Во-первых, это идея сплочения — интернациональной солидарности гонимых, все более осознающих себя единым народом, осажденным одними и теми же силами мирового зла. Для адептов “морали успеха” референтной группой являются преуспевшие — невзирая на степень их территориальной, профессиональной и социокультурной отдаленности от тех, кому предстоит примерять к себе их “эталонный” образ жизни и систему ценностей. Для народов, кому господа мира сего уже отказали в праве на успех, референтной группой являются наиболее обездоленные и гонимые. Когда мы встречаем этих гонимых, наша интуиция должна подсказывать нам: они — воплощение уготованной нам участи, нашей судьбы. Эта способность идентифицироваться с наиболее униженными и гонимыми — способность, идущая от великой монотеистической традиции и радикально противоположная предвкушениям и вожделениям “вертикальной мобильности”, стала совершенно чуждой современному западному сознанию. Но именно на основе этой способности, противоположной индивидуалистической морали успеха, конституируется народ как воскресшая общность нашей эпохи.

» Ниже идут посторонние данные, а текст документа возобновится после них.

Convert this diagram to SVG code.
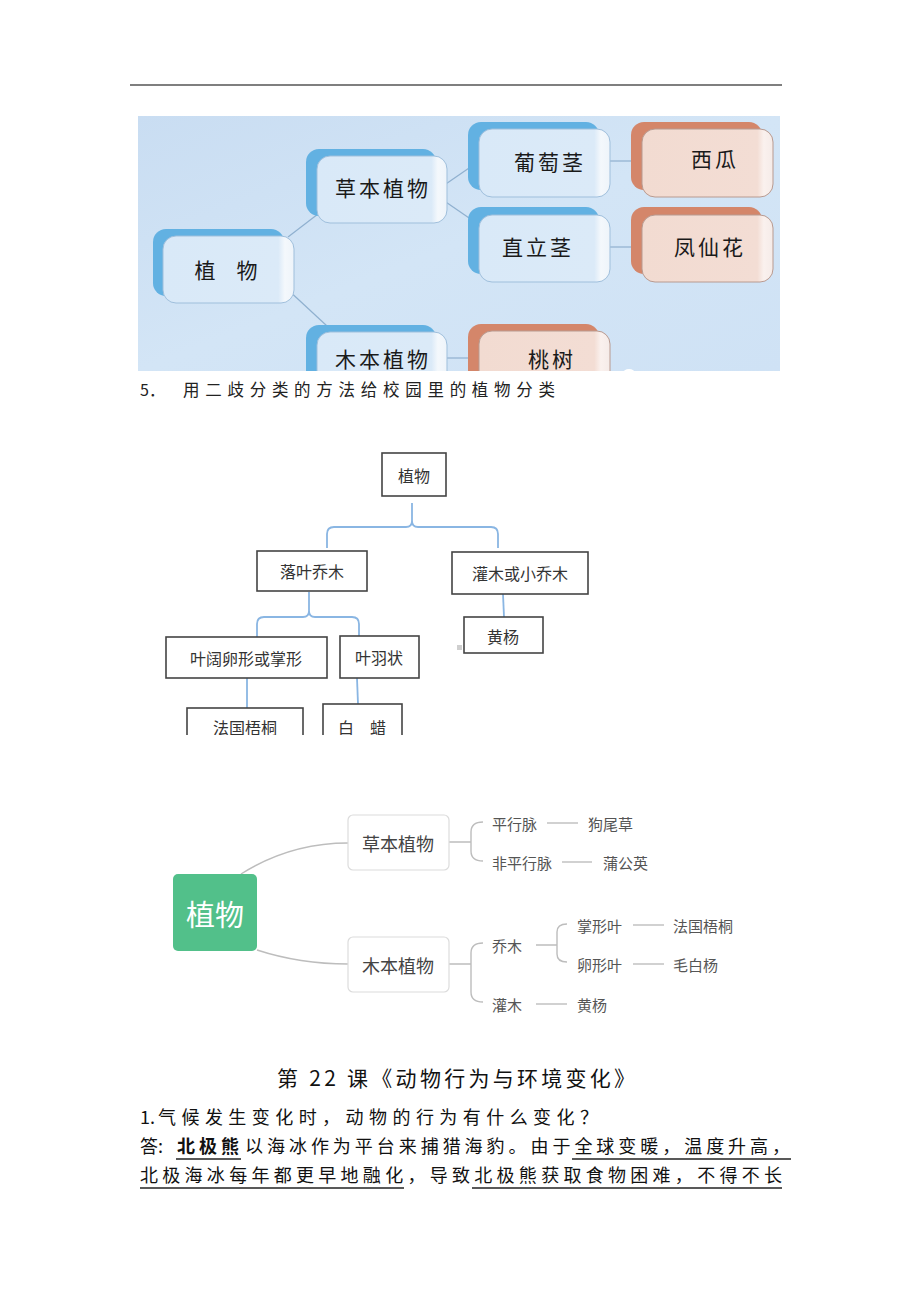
<svg xmlns="http://www.w3.org/2000/svg" width="920" height="1302" viewBox="0 0 920 1302">
<style>
text{font-family:"Noto Sans CJK SC","Noto Sans",sans-serif;}
.t1{font-size:21px;fill:#1a1a1a;text-anchor:middle;dominant-baseline:central;letter-spacing:3px;}
.bsh{fill:#62b1e2;}
.rsh{fill:#d4866a;}
.bface{fill:url(#bface);stroke:#9fbfdc;stroke-width:1;}
.rface{fill:url(#rface);stroke:#b89a90;stroke-width:1;}
.tc{stroke:#8fb0cf;stroke-width:1.2;fill:none;}
.mbox{fill:#fff;stroke:#444;stroke-width:1.6;}
.mt{font-size:16px;fill:#333;text-anchor:middle;dominant-baseline:central;}
.mc{stroke:#8ab6e3;stroke-width:1.8;fill:none;}
.bbox{fill:#fff;stroke:#dcdcdc;stroke-width:1.2;}
.bt{font-size:18px;fill:#444;text-anchor:middle;dominant-baseline:central;}
.st{font-size:15px;fill:#555;dominant-baseline:central;}
.bc{stroke:#bdbdbd;stroke-width:1.4;fill:none;}
.body{font-size:18px;fill:#111;}
.ul{stroke:#222;stroke-width:1.3;}
</style>
<defs>
<linearGradient id="bg" x1="0" y1="0" x2="1" y2="1">
<stop offset="0" stop-color="#c9ddf2"/>
<stop offset="0.5" stop-color="#d3e5f6"/>
<stop offset="1" stop-color="#cfe2f5"/>
</linearGradient>
<linearGradient id="bface" x1="0" y1="0" x2="1" y2="0">
<stop offset="0" stop-color="#d9e9f8"/>
<stop offset="0.88" stop-color="#dbeaf8"/>
<stop offset="0.93" stop-color="#f4f8fc"/>
<stop offset="1" stop-color="#eef4fa"/>
</linearGradient>
<linearGradient id="rface" x1="0" y1="0" x2="1" y2="0">
<stop offset="0" stop-color="#f2dbd1"/>
<stop offset="0.88" stop-color="#f3ddd4"/>
<stop offset="0.93" stop-color="#faf1ee"/>
<stop offset="1" stop-color="#f5ebe8"/>
</linearGradient>
<clipPath id="clipTop"><rect x="138" y="116" width="642" height="255"/></clipPath>
<clipPath id="clipMid"><rect x="140" y="440" width="480" height="295"/></clipPath>
</defs>
<rect width="920" height="1302" fill="#fff"/>
<line x1="130" y1="85" x2="782" y2="85" stroke="#555" stroke-width="1.6"/>

<!-- top diagram -->
<g clip-path="url(#clipTop)">
<rect x="138" y="116" width="642" height="255" fill="url(#bg)"/>
<g id="top-connectors">
<line class="tc" x1="288" y1="237" x2="318" y2="214"/>
<line class="tc" x1="286" y1="288" x2="327" y2="326"/>
<line class="tc" x1="440" y1="188" x2="472" y2="166"/>
<line class="tc" x1="440" y1="198" x2="472" y2="220"/>
<line class="tc" x1="600" y1="161" x2="632" y2="161"/>
<line class="tc" x1="600" y1="247" x2="632" y2="247"/>
<line class="tc" x1="437" y1="358" x2="469" y2="358"/>
</g>
<g id="t-plant"><rect class="bsh" x="153" y="229" width="131" height="67" rx="13"/><rect class="bface" x="163" y="236" width="131" height="67" rx="13"/><text class="t1" x="226" y="269" style="letter-spacing:0">植　物</text></g>
<g id="t-herb"><rect class="bsh" x="306" y="149" width="130" height="67" rx="13"/><rect class="bface" x="317" y="156" width="130" height="67" rx="13"/><text class="t1" x="383" y="187">草本植物</text></g>
<g id="t-vine"><rect class="bsh" x="468" y="122" width="131" height="68" rx="13"/><rect class="bface" x="479" y="129" width="131" height="68" rx="13"/><text class="t1" x="550" y="161">葡萄茎</text></g>
<g id="t-erect"><rect class="bsh" x="468" y="207" width="131" height="67" rx="13"/><rect class="bface" x="479" y="215" width="131" height="67" rx="13"/><text class="t1" x="538" y="246">直立茎</text></g>
<g id="t-melon"><rect class="rsh" x="631" y="122" width="131" height="68" rx="13"/><rect class="rface" x="642" y="129" width="131" height="68" rx="13"/><text class="t1" x="715" y="158">西瓜</text></g>
<g id="t-balsam"><rect class="rsh" x="631" y="207" width="131" height="67" rx="13"/><rect class="rface" x="642" y="215" width="131" height="67" rx="13"/><text class="t1" x="710" y="246">凤仙花</text></g>
<g id="t-wood"><rect class="bsh" x="306" y="325" width="130" height="67" rx="13"/><rect class="bface" x="317" y="332" width="130" height="67" rx="13"/><text class="t1" x="383" y="358">木本植物</text></g>
<g id="t-peach"><rect class="rsh" x="468" y="324" width="131" height="67" rx="13"/><rect class="rface" x="479" y="331" width="131" height="67" rx="13"/><text class="t1" x="552" y="358">桃树</text></g>
<ellipse cx="629" cy="373" rx="6" ry="4" fill="#fff"/>
</g>

<text x="140" y="396" style="font-size:16px;fill:#222">5．</text>
<text x="183" y="396" textLength="372" lengthAdjust="spacing" style="font-size:16.5px;fill:#222">用二歧分类的方法给校园里的植物分类</text>

<!-- middle diagram -->
<g clip-path="url(#clipMid)">
<g id="mid-connectors">
<path class="mc" d="M412,503 L412,521 Q412,527 406,527 L334,527 Q327,527 327,534 L327,548 M412,521 Q412,527 418,527 L491,527 Q498,527 498,534 L498,548"/>
<path class="mc" d="M309,592 L309,611 Q309,617 303,617 L264,617 Q257,617 257,624 L257,637 M309,611 Q309,617 315,617 L352,617 Q359,617 359,624 L359,636"/>
<line class="mc" x1="503" y1="594" x2="504" y2="617"/>
<line class="mc" x1="247" y1="678" x2="247" y2="708"/>
<line class="mc" x1="357" y1="678" x2="358" y2="704"/>
</g>
<g id="m-plant"><rect class="mbox" x="382" y="453" width="64" height="43"/><text class="mt" x="414" y="475">植物</text></g>
<g id="m-decid"><rect class="mbox" x="257" y="551" width="110" height="40"/><text class="mt" x="312" y="571">落叶乔木</text></g>
<g id="m-shrub"><rect class="mbox" x="452" y="552" width="136" height="42"/><text class="mt" x="520" y="573">灌木或小乔木</text></g>
<g id="m-broad"><rect class="mbox" x="166" y="637" width="161" height="41"/><text class="mt" x="246" y="658">叶阔卵形或掌形</text></g>
<g id="m-pinnate"><rect class="mbox" x="340" y="636" width="79" height="42"/><text class="mt" x="379" y="657">叶羽状</text></g>
<g id="m-box"><rect class="mbox" x="464" y="617" width="79" height="36"/><text class="mt" x="503" y="636">黄杨</text></g>
<g id="m-plane"><rect class="mbox" x="187" y="708" width="116" height="40"/><text class="mt" x="245" y="727">法国梧桐</text></g>
<g id="m-ash"><rect class="mbox" x="323" y="704" width="79" height="44"/><text class="mt" x="362" y="727">白　蜡</text></g>
<rect x="457" y="645" width="5" height="5" fill="#cfcfcf"/>
</g>

<!-- bottom mind map -->
<g id="b-connectors">
<path class="bc" d="M241,874 Q290,843 348,843"/>
<path class="bc" d="M257,950 Q300,964 348,964"/>
<path class="bc" d="M449,842 L471,842 M483,822 Q471,822 471,832 L471,851 Q471,861 483,861"/>
<path class="bc" d="M449,964 L471,964 M483,943 Q471,943 471,953 L471,992 Q471,1002 483,1002"/>
<path class="bc" d="M536,945 L557,945 M567,924 Q557,924 557,932 L557,954 Q557,962 567,962"/>
<line class="bc" x1="547" y1="823" x2="578" y2="823"/>
<line class="bc" x1="562" y1="862" x2="592" y2="862"/>
<line class="bc" x1="633" y1="925" x2="664" y2="925"/>
<line class="bc" x1="633" y1="964" x2="664" y2="964"/>
<line class="bc" x1="536" y1="1004" x2="567" y2="1004"/>
</g>
<g id="b-plant"><rect x="173" y="874" width="84" height="77" rx="5" fill="#52c08a"/><text x="215" y="913" style="font-size:29px;fill:#fff;text-anchor:middle;dominant-baseline:central">植物</text></g>
<g id="b-herb"><rect class="bbox" x="348" y="815" width="101" height="55" rx="5"/><text class="bt" x="398" y="843">草本植物</text></g>
<g id="b-wood"><rect class="bbox" x="348" y="937" width="101" height="55" rx="5"/><text class="bt" x="398" y="965">木本植物</text></g>
<g id="b-leaves">
<text class="st" x="492" y="823">平行脉</text>
<text class="st" x="588" y="823">狗尾草</text>
<text class="st" x="492" y="862">非平行脉</text>
<text class="st" x="603" y="862">蒲公英</text>
<text class="st" x="492" y="945">乔木</text>
<text class="st" x="577" y="925">掌形叶</text>
<text class="st" x="673" y="925">法国梧桐</text>
<text class="st" x="577" y="964">卵形叶</text>
<text class="st" x="673" y="964">毛白杨</text>
<text class="st" x="492" y="1004">灌木</text>
<text class="st" x="577" y="1004">黄杨</text>
</g>

<!-- text -->
<text x="277" y="1086" textLength="358" lengthAdjust="spacing" style="font-size:21px;fill:#111;font-weight:400">第 22 课《动物行为与环境变化》</text>
<text class="body" x="140" y="1124">1.</text>
<text class="body" x="158" y="1124" textLength="440" lengthAdjust="spacing">气候发生变化时，动物的行为有什么变化？</text>
<text class="body" x="140" y="1153">答:</text>
<text class="body" x="177" y="1153" textLength="62" lengthAdjust="spacing" style="font-weight:700">北极熊</text>
<text class="body" x="245" y="1153" textLength="545" lengthAdjust="spacing">以海冰作为平台来捕猎海豹。由于全球变暖，温度升高，</text>
<text class="body" x="140" y="1182" textLength="642" lengthAdjust="spacing">北极海冰每年都更早地融化，导致北极熊获取食物困难，不得不长</text>
<g id="underlines">
<line class="ul" x1="176" y1="1159" x2="241" y2="1159"/>
<line class="ul" x1="572" y1="1159" x2="791" y2="1159"/>
<line class="ul" x1="140" y1="1188" x2="404" y2="1188"/>
<line class="ul" x1="472" y1="1188" x2="782" y2="1188"/>
</g>
</svg>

Речь идет о векторе сознания, прямо противоположном тому, на что ориентирует современного человека либеральная идеология успеха. Если последняя учит горделивому (или неврастенически-паническому) дистанцированию от тех, от кого исходят “флюиды отверженности”, религиозно воспитанное народное восприятие учит узнаванию у них нашей собственной участи: “узри в нем брата своего”. Либеральная “школа успеха” учит идентификации, сориентированной на верхние этажи социальной лестницы даже вопреки свидетельствам здравого смысла и опыта. Монотеистическая школа смирения, напротив, формирует в нас способность к подлинной, нестилизованной идентификации с наиболее униженными. (Важно понять, что речь идет не о смирении перед поработителями и растлителями, а о смирении как категории, облегчающей идентификацию с “нищими духом”). Мораль успеха разъединяет, и в этом смысле она действительно “классово чуждая” в двояком отношении: в смысле того, что реалистическую перспективу имеет только применительно к кругу привилегированных, а также в смысле того, что осуществляет выгодное классовому противнику разобщение в рядах угнетенных и униженных.

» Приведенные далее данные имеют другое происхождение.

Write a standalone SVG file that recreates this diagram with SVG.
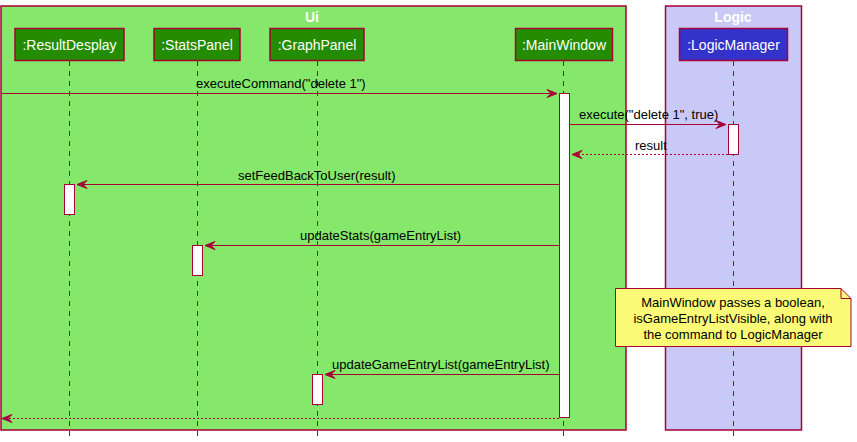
<svg xmlns="http://www.w3.org/2000/svg" width="857" height="442" viewBox="0 0 857 442">
<style>
.t{font-family:"Liberation Sans",Arial,sans-serif;font-size:13px;fill:#000}
.pt{font-family:"Liberation Sans",Arial,sans-serif;font-size:14px;fill:#fff;text-anchor:middle}
.bt{font-family:"Liberation Sans",Arial,sans-serif;font-size:14px;font-weight:bold;fill:#fff;text-anchor:middle}
.life{stroke:#A80036;stroke-width:1;stroke-dasharray:5,5;fill:none}
.msg{stroke:#A80036;stroke-width:1;fill:none}
.ret{stroke:#A80036;stroke-width:1;stroke-dasharray:2,2;fill:none}
.act{fill:#fff;stroke:#A80036;stroke-width:1}
.ah{fill:#A80036;stroke:#A80036;stroke-width:1}
.pui{fill:#238C00;stroke:#A80036;stroke-width:1.5}
.plg{fill:#3333CC;stroke:#A80036;stroke-width:1.5}
</style>
<rect width="857" height="442" fill="#fff"/>
<g id="box-ui">
<rect x="1" y="6" width="625" height="424" fill="#85E86B" stroke="#A80036" stroke-width="1.5"/>
<text class="bt" x="312" y="22">Ui</text>
</g>
<g id="box-logic">
<rect x="665.5" y="6" width="136" height="424" fill="#C9C9F8" stroke="#A80036" stroke-width="1.5"/>
<text class="bt" x="733" y="22">Logic</text>
</g>
<g id="lifelines">
<line class="life" x1="69.5" y1="61" x2="69.5" y2="437"/>
<line class="life" x1="197.5" y1="61" x2="197.5" y2="437"/>
<line class="life" x1="317.5" y1="61" x2="317.5" y2="437"/>
<line class="life" x1="563.5" y1="61" x2="563.5" y2="437"/>
<line class="life" x1="733.5" y1="61" x2="733.5" y2="437"/>
</g>
<g id="resultDesplay">
<rect class="pui" x="15" y="28.5" width="109" height="32"/>
<text class="pt" x="69.5" y="50">:ResultDesplay</text>
<rect class="act" x="64.5" y="184.5" width="10" height="30"/>
</g>
<g id="statsPanel">
<rect class="pui" x="154" y="28.5" width="86" height="32"/>
<text class="pt" x="197" y="50">:StatsPanel</text>
<rect class="act" x="192.5" y="245.5" width="10" height="30"/>
</g>
<g id="graphPanel">
<rect class="pui" x="270" y="28.5" width="94" height="32"/>
<text class="pt" x="317" y="50">:GraphPanel</text>
<rect class="act" x="312.5" y="374.5" width="10" height="30"/>
</g>
<g id="mainWindow">
<rect class="pui" x="515.5" y="28.5" width="97" height="32"/>
<text class="pt" x="564" y="50">:MainWindow</text>
<rect class="act" x="559.5" y="93.5" width="10" height="324"/>
</g>
<g id="logicManager">
<rect class="plg" x="679.5" y="28.5" width="108" height="32"/>
<text class="pt" x="733.5" y="50">:LogicManager</text>
<rect class="act" x="728.5" y="124.5" width="10" height="30"/>
</g>
<g id="connectors">
<line class="msg" x1="0" y1="93.5" x2="557" y2="93.5"/>
<polygon class="ah" points="547,89.5 557,93.5 547,97.5 551,93.5"/>
<text class="t" x="196" y="88">executeCommand("delete 1")</text>
<line class="msg" x1="569.5" y1="124.5" x2="726" y2="124.5"/>
<polygon class="ah" points="716,120.5 726,124.5 716,128.5 720,124.5"/>
<text class="t" x="579" y="119">execute("delete 1", true)</text>
<line class="ret" x1="728" y1="154.5" x2="572" y2="154.5"/>
<polygon class="ah" points="582,150.5 572,154.5 582,158.5 578,154.5"/>
<text class="t" x="635" y="150">result</text>
<line class="msg" x1="559" y1="184.5" x2="77" y2="184.5"/>
<polygon class="ah" points="87,180.5 77,184.5 87,188.5 83,184.5"/>
<text class="t" x="238" y="180">setFeedBackToUser(result)</text>
<line class="msg" x1="559" y1="245.5" x2="205" y2="245.5"/>
<polygon class="ah" points="215,241.5 205,245.5 215,249.5 211,245.5"/>
<text class="t" x="300" y="240">updateStats(gameEntryList)</text>
<line class="msg" x1="559" y1="374.5" x2="325" y2="374.5"/>
<polygon class="ah" points="335,370.5 325,374.5 335,378.5 331,374.5"/>
<text class="t" x="332" y="369">updateGameEntryList(gameEntryList)</text>
<line class="ret" x1="559" y1="418.5" x2="2" y2="418.5"/>
<polygon class="ah" points="12,414.5 2,418.5 12,422.5 8,418.5"/>
</g>
<g id="note">
<path d="M615.5,288.5 H841 L851,298.5 V346.5 H615.5 Z" fill="#FBFB77" stroke="#A80036" stroke-width="1"/>
<path d="M841,288.5 V298.5 H851" fill="none" stroke="#A80036" stroke-width="1"/>
<text class="t" x="733" y="307" text-anchor="middle">MainWindow passes a boolean,</text>
<text class="t" x="733" y="323" text-anchor="middle">isGameEntryListVisible, along with</text>
<text class="t" x="733" y="339" text-anchor="middle">the command to LogicManager</text>
</g>
</svg>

Словом, наша общая — и тех, кто недавно причислял себя к модерни-зированным нациям, и тех, кто всегда страдал от отсталости, — причисляе-мость к “третьему миру” не есть процедура самоуничижения, связанная с игрой на понижение. Общая “третьемировская” идентичность народов Евразии относится, напротив, к стратегии сопротивления, для которой требуется, чтобы гонимые выступали не менее сплоченно, не менее “глобально”, чем гонители. Это, таким образом, есть движение не назад, а вперед, связанное со способностью выдвинуть эффективную демократическую альтернативу “глобализации по-американски”.

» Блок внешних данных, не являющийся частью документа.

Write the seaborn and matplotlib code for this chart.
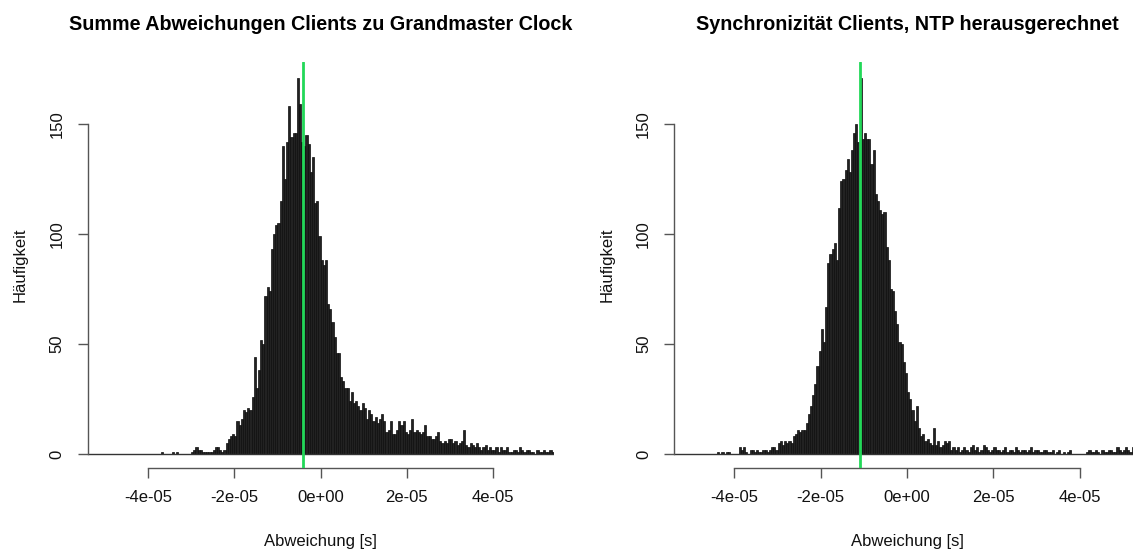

Во-вторых, идея спасения есть идея человеческого духовного возвы-шения. В эпоху постмодерна произошло странное перевертывание полюсов культуры. Как свидетельствует литературная классика, равно как и исторический опыт, описанный, в частности, в школе “Анналов” (Франция), чувственно полнокровные, живущие земной жизнью типы образца Санчо Пансы относятся к народной культуре. Господская же культура была, выражаясь языком П. Сорокина, скорее идеоциональной, чем чувственной, что, в частности, было заложено программой вытеснения языческих пережитков письменным христианским текстом. “Платонизм” господской культуры, ее тяготение к более или менее абстрактным универсалиям духа, контрастировал с “земными” тяготениями народной культуры, отражающей чувственный опыт бытовой повседневности. Это “разделение труда” отразилось в специфической семантике малой устной (народной) традиции и большой письменной (суперэтнической) традиции, опирающейся на императивы и презумпции монотеизма.
И вот в наше время полюса перевернулись. Верхние слои общества выступили с необычайной культурной инициативой реабилитации телесных практик и последовательной дискредитацией сфер духовно-возвышенного. Последние поставлены под подозрение новой либеральной идеологией в качестве источников опасной пассионарности, нетерпимости, политического утопизма и экстремизма. Создается впечатление, что только вечно жующий и вожделенно взирающий на торговые витрины потребитель — единственно благонамеренный член либерального гражданского общества, неспособный к бунтам и революциям. Великая же письменная культура сегодня находится на классовом подозрении у новых хозяев жизни как “не справившаяся” с задачей усмирения стихий, деидеологизацией и деполитизацией масс. Последним отведена участь самодовольных животных, живущих гедонистическими инстинктами и не задумывающихся о высших смыслах. Сфера высших смыслов демонизирована либералами как источник конфронтационной культуры, повинной во всех революционных и прочих катаклизмах недавно ушедшего века.